When I first started smoking at 18, I promised myself I wouldn't smoke past 30.
I made this seemingly arbitrary deal with myself for a few reasons:
- I couldn't smoke longer than my Dad.
- Smoking in your 20s looks trendy. Smoking any later than that looks like an addiction.
- I really don't want to be that smoker that dies of smoking-related illness.
I have been 30 for 5 days and a ~non-smoker~ for 21 days.
This isn't the first time I've quit. I have smoked on and off since I was 18. Sometimes quitting for as long as 9 months and then picking it up again -- purposefully -- as soon as I was traveling again or as soon as I was in a new place trying to make new friends. For me, smoking has almost been part of my identity. I held it close and associated it with my adventurous spirit, no-fucks-given attitude, and general efforts to live in badass-ery. It was, indivisible from my youth.

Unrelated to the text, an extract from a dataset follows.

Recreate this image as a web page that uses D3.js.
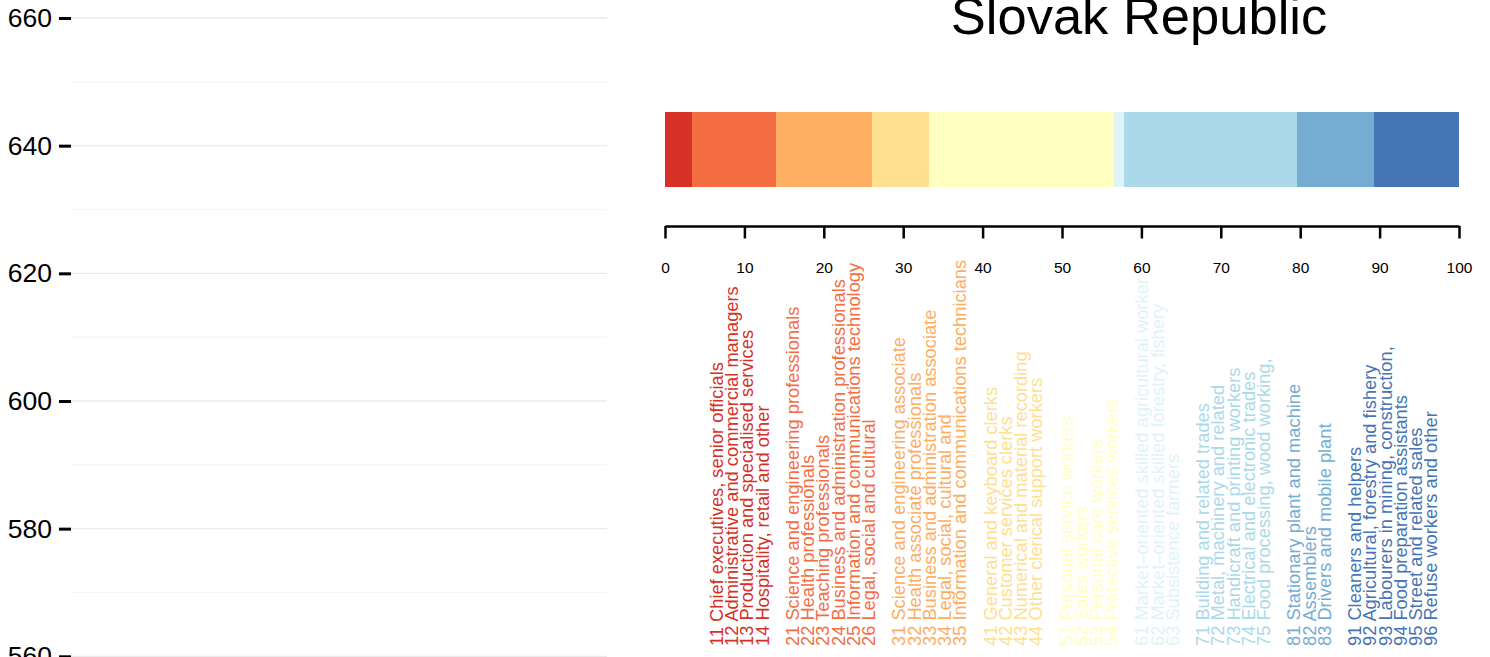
<!DOCTYPE html>
<html>
<head>
<meta charset="utf-8">
<script src="https://cdn.jsdelivr.net/npm/d3@7"></script>
<style>
  html, body { margin: 0; padding: 0; background: #fff; }
  svg { display: block; font-family: "Liberation Sans", Arial, Helvetica, sans-serif; }
</style>
</head>
<body>
<svg id="chart" width="1490" height="657"></svg>
<script>
// ---- data ----
const title = "Slovak Republic";
const leftTicks = [560, 580, 600, 620, 640, 660];
const leftMinor = [570, 590, 610, 630, 650];
const majorGroups = [1, 2, 3, 4, 5, 6, 7, 8, 9];
const groupShares = [3.4, 10.6, 12.1, 7.1, 23.3, 1.3, 21.8, 9.7, 10.7];
const groupColors = ["#d73027", "#f46d43", "#fdae61", "#fee090", "#ffffbf", "#e0f3f8", "#abd9e9", "#74add1", "#4575b4"];
const barTicks = [0, 10, 20, 30, 40, 50, 60, 70, 80, 90, 100];
const subGroupCodes = [11, 12, 13, 14, 21, 22, 23, 24, 25, 26, 31, 32, 33, 34, 35, 41, 42, 43, 44, 51, 52, 53, 54, 61, 62, 63, 71, 72, 73, 74, 75, 81, 82, 83, 91, 92, 93, 94, 95, 96];
const subGroupNames = [
  "Chief executives, senior officials",
  "Administrative and commercial managers",
  "Production and specialised services",
  "Hospitality, retail and other",
  "Science and engineering professionals",
  "Health professionals",
  "Teaching professionals",
  "Business and administration professionals",
  "Information and communications technology",
  "Legal, social and cultural",
  "Science and engineering associate",
  "Health associate professionals",
  "Business and administration associate",
  "Legal, social, cultural and",
  "Information and communications technicians",
  "General and keyboard clerks",
  "Customer services clerks",
  "Numerical and material recording",
  "Other clerical support workers",
  "Personal service workers",
  "Sales workers",
  "Personal care workers",
  "Protective services workers",
  "Market\u2013oriented skilled agricultural worker",
  "Market\u2013oriented skilled forestry, fishery",
  "Subsistence farmers",
  "Building and related trades",
  "Metal, machinery and related",
  "Handicraft and printing workers",
  "Electrical and electronic trades",
  "Food processing, wood working,",
  "Stationary plant and machine",
  "Assemblers",
  "Drivers and mobile plant",
  "Cleaners and helpers",
  "Agricultural, forestry and fishery",
  "Labourers in mining, construction,",
  "Food preparation assistants",
  "Street and related sales",
  "Refuse workers and other"
];

// ---- drawing ----
const svg = d3.select("#chart");

// Left panel
const yLeft = d3.scaleLinear().domain([560, 660]).range([656.3, 18]);
const gridX0 = 71, gridX1 = 607;
const left = svg.append("g");
left.selectAll("line.minor").data(leftMinor).join("line")
  .attr("x1", gridX0).attr("x2", gridX1)
  .attr("y1", d => yLeft(d)).attr("y2", d => yLeft(d))
  .attr("stroke", "#f6f6f6").attr("stroke-width", 1.3);
left.selectAll("line.major").data(leftTicks).join("line")
  .attr("x1", gridX0).attr("x2", gridX1)
  .attr("y1", d => yLeft(d)).attr("y2", d => yLeft(d))
  .attr("stroke", "#ebebeb").attr("stroke-width", 1.3);
const leftAxis = left.append("g").attr("transform", `translate(${gridX0},0)`)
  .call(d3.axisLeft(yLeft).tickValues(leftTicks).tickSize(12).tickPadding(7));
leftAxis.select(".domain").remove();
leftAxis.selectAll(".tick line").attr("stroke", "#000").attr("stroke-width", 3);
leftAxis.selectAll(".tick text").attr("fill", "#000").attr("font-size", 26.5)
  .attr("font-family", "Liberation Sans, Arial, sans-serif");

// Right panel: title
svg.append("text").attr("x", 1139).attr("y", 33.5)
  .attr("text-anchor", "middle").attr("font-size", 52.5).attr("fill", "#000")
  .text(title);

// Stacked bar
const x = d3.scaleLinear().domain([0, 100]).range([665, 1459]);
const color = d3.scaleOrdinal().domain(majorGroups).range(groupColors);
let acc = 0;
const segs = groupShares.map((v, i) => { const s = { g: majorGroups[i], x0: acc, x1: acc + v }; acc += v; return s; });
svg.append("g").selectAll("rect").data(segs).join("rect")
  .attr("x", d => x(d.x0)).attr("width", d => x(d.x1) - x(d.x0))
  .attr("y", 112).attr("height", 75)
  .attr("fill", d => color(d.g))
  .attr("shape-rendering", "crispEdges");

// Bottom axis for bar
const ax = svg.append("g").attr("transform", "translate(0,226)")
  .call(d3.axisBottom(x).tickValues(barTicks).tickSize(12.5).tickSizeOuter(0).tickPadding(23.5));
ax.select(".domain").attr("stroke", "#000").attr("stroke-width", 2.5);
ax.selectAll(".tick line").attr("stroke", "#000").attr("stroke-width", 2.5);
ax.selectAll(".tick text").attr("fill", "#000").attr("font-size", 15.5)
  .attr("font-family", "Liberation Sans, Arial, sans-serif");

// Rotated sub-group labels, one slot per line plus a blank slot between major groups
const slots = [];
let slot = 0, prevMajor = null;
subGroupCodes.forEach((c, i) => {
  const mg = Math.floor(c / 10);
  if (prevMajor !== null && mg !== prevMajor) slot += 1;
  slots.push({ code: c, name: subGroupNames[i], major: mg, slot: slot });
  slot += 1; prevMajor = mg;
});
const slotX = d3.scaleLinear().domain([0, d3.max(slots, d => d.slot)]).range([716.7, 1430.7]);
svg.append("g").selectAll("text").data(slots).join("text")
  .attr("transform", d => `translate(${slotX(d.slot)},646) rotate(-90)`)
  .attr("dy", "0.35em")
  .attr("text-anchor", "start")
  .attr("font-size", 18.3)
  .attr("fill", d => color(d.major))
  .text(d => d.code + " " + d.name);
</script>
</body>
</html>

I love smoking. I fucking love it. I wish it couldn't kill me. I have described many moments as, "cigarette moments." Those moments that are enhanced by sharing a smoke or taking the time to sit and reflect over a smoke. I have only ever dated one non-smoker; there is no better feeling than getting to know someone you're into over a smoke, or sharing a smoke in a stolen moment alone, or having your boo roll you a smoke while you're driving. I love smoking after a day of shredding. I love smoking driving home alone at night with the Northern Lights above me and country music playing over the radio. I love smoking with my friends outside a bar in the freezing cold. I love everything about the social aspects of smoking and the way it ties together a moment of aloneness into one that is special and remarkable because revelling in one's aloneness is good and nourishing and sometimes a cigarette would make that OK for me to do.
This is an ode to smoking, an ode to my youth. I want to quit smoking for my health, both mental and physical, for my relationship, and for myself. I don't regret smoking but I certainly don't want to bring it with me during this transition phase of my life. I don't want to bring smokes into adulthood with me. I want to leave them where I needed them and remember them as a friend I outgrew. They were always there for companionship, comfort and prop, but to be honest, I want to rely on myself for those things. I don't want a cancer-causing stand-in for self-care. I want to find new ways to relish in those special life moments.